Exercise
Leave the pictures out, and retype all of the material exactly as written.

--- start Data extract ---

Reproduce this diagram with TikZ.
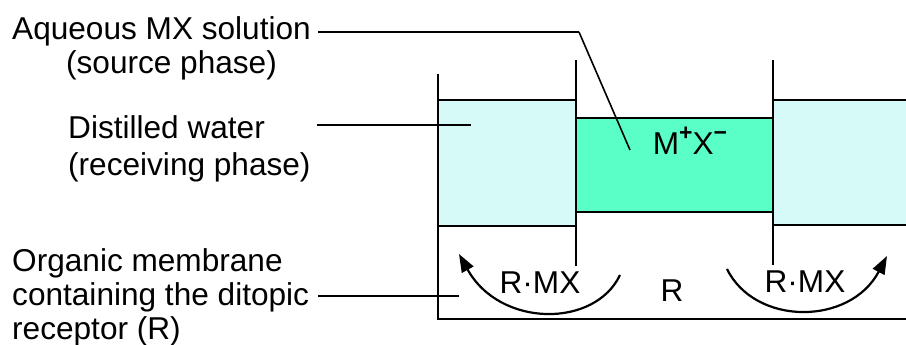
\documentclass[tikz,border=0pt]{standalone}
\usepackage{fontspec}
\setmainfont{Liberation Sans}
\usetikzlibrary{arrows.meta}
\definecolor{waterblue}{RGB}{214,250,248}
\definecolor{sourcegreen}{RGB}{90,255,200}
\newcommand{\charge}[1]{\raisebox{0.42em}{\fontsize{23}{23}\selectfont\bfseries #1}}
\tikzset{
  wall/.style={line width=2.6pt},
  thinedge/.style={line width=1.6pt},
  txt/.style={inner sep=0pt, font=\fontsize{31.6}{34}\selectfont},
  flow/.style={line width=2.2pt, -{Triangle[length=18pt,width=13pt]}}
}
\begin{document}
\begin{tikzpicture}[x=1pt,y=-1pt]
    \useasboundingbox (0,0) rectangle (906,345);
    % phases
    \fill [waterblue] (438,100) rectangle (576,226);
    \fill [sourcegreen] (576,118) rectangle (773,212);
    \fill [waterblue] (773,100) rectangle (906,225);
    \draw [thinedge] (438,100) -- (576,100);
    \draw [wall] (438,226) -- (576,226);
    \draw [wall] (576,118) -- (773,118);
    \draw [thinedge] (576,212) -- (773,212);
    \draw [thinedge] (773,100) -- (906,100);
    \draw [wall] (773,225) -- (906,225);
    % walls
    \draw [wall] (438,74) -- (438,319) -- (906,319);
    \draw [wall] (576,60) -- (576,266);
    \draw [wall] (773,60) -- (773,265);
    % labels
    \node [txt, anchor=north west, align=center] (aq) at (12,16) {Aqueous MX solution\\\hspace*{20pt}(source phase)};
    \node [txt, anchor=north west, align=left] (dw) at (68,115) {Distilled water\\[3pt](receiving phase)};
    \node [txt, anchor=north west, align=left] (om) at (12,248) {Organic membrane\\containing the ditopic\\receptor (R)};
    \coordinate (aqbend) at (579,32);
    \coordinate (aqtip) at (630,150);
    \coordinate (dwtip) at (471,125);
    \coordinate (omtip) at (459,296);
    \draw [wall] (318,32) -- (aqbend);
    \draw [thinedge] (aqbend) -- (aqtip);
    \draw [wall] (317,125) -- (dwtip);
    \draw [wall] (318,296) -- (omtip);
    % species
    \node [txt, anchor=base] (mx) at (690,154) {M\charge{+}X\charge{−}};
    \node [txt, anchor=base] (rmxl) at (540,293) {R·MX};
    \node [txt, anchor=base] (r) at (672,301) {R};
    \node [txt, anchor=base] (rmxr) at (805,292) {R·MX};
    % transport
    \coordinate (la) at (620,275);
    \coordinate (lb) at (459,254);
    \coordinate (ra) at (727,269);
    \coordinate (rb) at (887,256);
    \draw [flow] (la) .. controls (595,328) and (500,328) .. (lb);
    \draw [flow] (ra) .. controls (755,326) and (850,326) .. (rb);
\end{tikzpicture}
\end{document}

--- end Data extract ---

Response to this exercise
Reproduce this diagram with TikZ.
\documentclass[tikz,border=0pt]{standalone}
\usepackage{fontspec}
\setmainfont{Liberation Sans}
\usetikzlibrary{arrows.meta}
\definecolor{waterblue}{RGB}{214,250,248}
\definecolor{sourcegreen}{RGB}{90,255,200}
\newcommand{\charge}[1]{\raisebox{0.42em}{\fontsize{23}{23}\selectfont\bfseries #1}}
\tikzset{
  wall/.style={line width=2.6pt},
  thinedge/.style={line width=1.6pt},
  txt/.style={inner sep=0pt, font=\fontsize{31.6}{34}\selectfont},
  flow/.style={line width=2.2pt, -{Triangle[length=18pt,width=13pt]}}
}
\begin{document}
\begin{tikzpicture}[x=1pt,y=-1pt]
    \useasboundingbox (0,0) rectangle (906,345);
    % phases
    \fill [waterblue] (438,100) rectangle (576,226);
    \fill [sourcegreen] (576,118) rectangle (773,212);
    \fill [waterblue] (773,100) rectangle (906,225);
    \draw [thinedge] (438,100) -- (576,100);
    \draw [wall] (438,226) -- (576,226);
    \draw [wall] (576,118) -- (773,118);
    \draw [thinedge] (576,212) -- (773,212);
    \draw [thinedge] (773,100) -- (906,100);
    \draw [wall] (773,225) -- (906,225);
    % walls
    \draw [wall] (438,74) -- (438,319) -- (906,319);
    \draw [wall] (576,60) -- (576,266);
    \draw [wall] (773,60) -- (773,265);
    % labels
    \node [txt, anchor=north west, align=center] (aq) at (12,16) {Aqueous MX solution\\\hspace*{20pt}(source phase)};
    \node [txt, anchor=north west, align=left] (dw) at (68,115) {Distilled water\\[3pt](receiving phase)};
    \node [txt, anchor=north west, align=left] (om) at (12,248) {Organic membrane\\containing the ditopic\\receptor (R)};
    \coordinate (aqbend) at (579,32);
    \coordinate (aqtip) at (630,150);
    \coordinate (dwtip) at (471,125);
    \coordinate (omtip) at (459,296);
    \draw [wall] (318,32) -- (aqbend);
    \draw [thinedge] (aqbend) -- (aqtip);
    \draw [wall] (317,125) -- (dwtip);
    \draw [wall] (318,296) -- (omtip);
    % species
    \node [txt, anchor=base] (mx) at (690,154) {M\charge{+}X\charge{−}};
    \node [txt, anchor=base] (rmxl) at (540,293) {R·MX};
    \node [txt, anchor=base] (r) at (672,301) {R};
    \node [txt, anchor=base] (rmxr) at (805,292) {R·MX};
    % transport
    \coordinate (la) at (620,275);
    \coordinate (lb) at (459,254);
    \coordinate (ra) at (727,269);
    \coordinate (rb) at (887,256);
    \draw [flow] (la) .. controls (595,328) and (500,328) .. (lb);
    \draw [flow] (ra) .. controls (755,326) and (850,326) .. (rb);
\end{tikzpicture}
\end{document}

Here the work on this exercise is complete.